§ What you will do:
Give the material once more, word for word, without any images.

[START Raw data]

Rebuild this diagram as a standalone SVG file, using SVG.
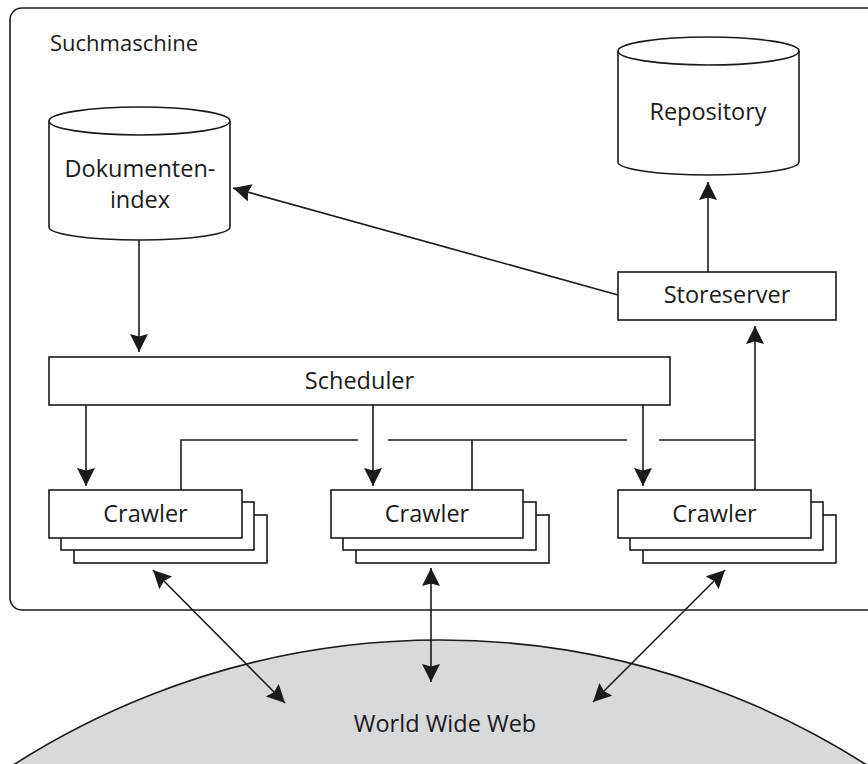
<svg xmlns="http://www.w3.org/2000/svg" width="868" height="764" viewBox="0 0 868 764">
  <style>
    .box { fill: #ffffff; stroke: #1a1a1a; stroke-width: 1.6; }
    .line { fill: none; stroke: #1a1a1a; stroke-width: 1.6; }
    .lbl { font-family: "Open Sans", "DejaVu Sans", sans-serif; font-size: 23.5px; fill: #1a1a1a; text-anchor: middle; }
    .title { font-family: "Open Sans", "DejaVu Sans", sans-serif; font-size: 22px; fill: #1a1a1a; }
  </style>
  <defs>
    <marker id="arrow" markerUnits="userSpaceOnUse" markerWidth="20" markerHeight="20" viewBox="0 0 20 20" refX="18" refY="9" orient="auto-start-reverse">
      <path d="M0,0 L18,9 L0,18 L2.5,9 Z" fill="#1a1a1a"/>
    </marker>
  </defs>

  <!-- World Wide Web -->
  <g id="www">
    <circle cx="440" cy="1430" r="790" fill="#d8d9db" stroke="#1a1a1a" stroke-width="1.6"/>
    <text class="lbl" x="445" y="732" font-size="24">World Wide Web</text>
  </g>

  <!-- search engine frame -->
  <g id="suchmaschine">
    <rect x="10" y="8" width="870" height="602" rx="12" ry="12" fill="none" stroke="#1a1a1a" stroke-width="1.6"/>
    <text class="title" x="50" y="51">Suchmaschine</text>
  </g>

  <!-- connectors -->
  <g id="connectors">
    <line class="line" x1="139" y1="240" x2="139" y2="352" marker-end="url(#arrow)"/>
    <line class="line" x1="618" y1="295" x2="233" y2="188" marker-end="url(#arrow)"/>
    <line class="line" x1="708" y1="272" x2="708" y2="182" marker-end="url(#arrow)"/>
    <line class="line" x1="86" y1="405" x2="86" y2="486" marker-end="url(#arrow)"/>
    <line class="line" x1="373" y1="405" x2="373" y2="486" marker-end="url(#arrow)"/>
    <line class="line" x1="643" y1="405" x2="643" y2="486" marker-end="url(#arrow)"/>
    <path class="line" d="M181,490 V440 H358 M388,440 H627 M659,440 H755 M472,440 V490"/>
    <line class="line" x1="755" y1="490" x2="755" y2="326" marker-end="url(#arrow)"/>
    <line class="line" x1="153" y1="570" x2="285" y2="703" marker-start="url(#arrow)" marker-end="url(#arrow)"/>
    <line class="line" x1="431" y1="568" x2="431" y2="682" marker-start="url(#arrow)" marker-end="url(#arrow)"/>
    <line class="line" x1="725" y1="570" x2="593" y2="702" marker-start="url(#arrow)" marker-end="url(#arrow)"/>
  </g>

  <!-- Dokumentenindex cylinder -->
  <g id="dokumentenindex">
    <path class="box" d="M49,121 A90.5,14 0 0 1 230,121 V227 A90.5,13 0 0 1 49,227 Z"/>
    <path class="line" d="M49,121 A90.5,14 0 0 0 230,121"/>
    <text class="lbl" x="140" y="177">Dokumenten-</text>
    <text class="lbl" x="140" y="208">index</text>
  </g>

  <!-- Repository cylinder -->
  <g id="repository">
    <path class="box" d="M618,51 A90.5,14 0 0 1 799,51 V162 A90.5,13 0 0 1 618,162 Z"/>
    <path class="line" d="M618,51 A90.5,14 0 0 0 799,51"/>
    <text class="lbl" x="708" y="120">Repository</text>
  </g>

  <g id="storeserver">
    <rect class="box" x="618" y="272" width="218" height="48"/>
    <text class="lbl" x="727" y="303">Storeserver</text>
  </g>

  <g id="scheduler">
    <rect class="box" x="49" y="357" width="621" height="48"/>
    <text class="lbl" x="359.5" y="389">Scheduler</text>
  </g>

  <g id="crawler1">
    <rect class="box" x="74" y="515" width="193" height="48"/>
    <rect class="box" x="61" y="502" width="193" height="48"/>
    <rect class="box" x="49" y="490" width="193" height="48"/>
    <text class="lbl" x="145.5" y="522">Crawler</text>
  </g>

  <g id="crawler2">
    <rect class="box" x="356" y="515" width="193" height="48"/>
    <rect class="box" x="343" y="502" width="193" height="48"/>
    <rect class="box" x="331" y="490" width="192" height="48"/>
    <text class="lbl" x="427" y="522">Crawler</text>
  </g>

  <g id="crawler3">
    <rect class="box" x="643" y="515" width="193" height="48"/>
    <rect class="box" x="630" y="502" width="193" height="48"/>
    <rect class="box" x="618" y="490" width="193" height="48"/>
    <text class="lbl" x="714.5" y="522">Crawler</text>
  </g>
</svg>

[END Raw data]

§ Output below:
Rebuild this diagram as a standalone SVG file, using SVG.
<svg xmlns="http://www.w3.org/2000/svg" width="868" height="764" viewBox="0 0 868 764">
  <style>
    .box { fill: #ffffff; stroke: #1a1a1a; stroke-width: 1.6; }
    .line { fill: none; stroke: #1a1a1a; stroke-width: 1.6; }
    .lbl { font-family: "Open Sans", "DejaVu Sans", sans-serif; font-size: 23.5px; fill: #1a1a1a; text-anchor: middle; }
    .title { font-family: "Open Sans", "DejaVu Sans", sans-serif; font-size: 22px; fill: #1a1a1a; }
  </style>
  <defs>
    <marker id="arrow" markerUnits="userSpaceOnUse" markerWidth="20" markerHeight="20" viewBox="0 0 20 20" refX="18" refY="9" orient="auto-start-reverse">
      <path d="M0,0 L18,9 L0,18 L2.5,9 Z" fill="#1a1a1a"/>
    </marker>
  </defs>

  <!-- World Wide Web -->
  <g id="www">
    <circle cx="440" cy="1430" r="790" fill="#d8d9db" stroke="#1a1a1a" stroke-width="1.6"/>
    <text class="lbl" x="445" y="732" font-size="24">World Wide Web</text>
  </g>

  <!-- search engine frame -->
  <g id="suchmaschine">
    <rect x="10" y="8" width="870" height="602" rx="12" ry="12" fill="none" stroke="#1a1a1a" stroke-width="1.6"/>
    <text class="title" x="50" y="51">Suchmaschine</text>
  </g>

  <!-- connectors -->
  <g id="connectors">
    <line class="line" x1="139" y1="240" x2="139" y2="352" marker-end="url(#arrow)"/>
    <line class="line" x1="618" y1="295" x2="233" y2="188" marker-end="url(#arrow)"/>
    <line class="line" x1="708" y1="272" x2="708" y2="182" marker-end="url(#arrow)"/>
    <line class="line" x1="86" y1="405" x2="86" y2="486" marker-end="url(#arrow)"/>
    <line class="line" x1="373" y1="405" x2="373" y2="486" marker-end="url(#arrow)"/>
    <line class="line" x1="643" y1="405" x2="643" y2="486" marker-end="url(#arrow)"/>
    <path class="line" d="M181,490 V440 H358 M388,440 H627 M659,440 H755 M472,440 V490"/>
    <line class="line" x1="755" y1="490" x2="755" y2="326" marker-end="url(#arrow)"/>
    <line class="line" x1="153" y1="570" x2="285" y2="703" marker-start="url(#arrow)" marker-end="url(#arrow)"/>
    <line class="line" x1="431" y1="568" x2="431" y2="682" marker-start="url(#arrow)" marker-end="url(#arrow)"/>
    <line class="line" x1="725" y1="570" x2="593" y2="702" marker-start="url(#arrow)" marker-end="url(#arrow)"/>
  </g>

  <!-- Dokumentenindex cylinder -->
  <g id="dokumentenindex">
    <path class="box" d="M49,121 A90.5,14 0 0 1 230,121 V227 A90.5,13 0 0 1 49,227 Z"/>
    <path class="line" d="M49,121 A90.5,14 0 0 0 230,121"/>
    <text class="lbl" x="140" y="177">Dokumenten-</text>
    <text class="lbl" x="140" y="208">index</text>
  </g>

  <!-- Repository cylinder -->
  <g id="repository">
    <path class="box" d="M618,51 A90.5,14 0 0 1 799,51 V162 A90.5,13 0 0 1 618,162 Z"/>
    <path class="line" d="M618,51 A90.5,14 0 0 0 799,51"/>
    <text class="lbl" x="708" y="120">Repository</text>
  </g>

  <g id="storeserver">
    <rect class="box" x="618" y="272" width="218" height="48"/>
    <text class="lbl" x="727" y="303">Storeserver</text>
  </g>

  <g id="scheduler">
    <rect class="box" x="49" y="357" width="621" height="48"/>
    <text class="lbl" x="359.5" y="389">Scheduler</text>
  </g>

  <g id="crawler1">
    <rect class="box" x="74" y="515" width="193" height="48"/>
    <rect class="box" x="61" y="502" width="193" height="48"/>
    <rect class="box" x="49" y="490" width="193" height="48"/>
    <text class="lbl" x="145.5" y="522">Crawler</text>
  </g>

  <g id="crawler2">
    <rect class="box" x="356" y="515" width="193" height="48"/>
    <rect class="box" x="343" y="502" width="193" height="48"/>
    <rect class="box" x="331" y="490" width="192" height="48"/>
    <text class="lbl" x="427" y="522">Crawler</text>
  </g>

  <g id="crawler3">
    <rect class="box" x="643" y="515" width="193" height="48"/>
    <rect class="box" x="630" y="502" width="193" height="48"/>
    <rect class="box" x="618" y="490" width="193" height="48"/>
    <text class="lbl" x="714.5" y="522">Crawler</text>
  </g>
</svg>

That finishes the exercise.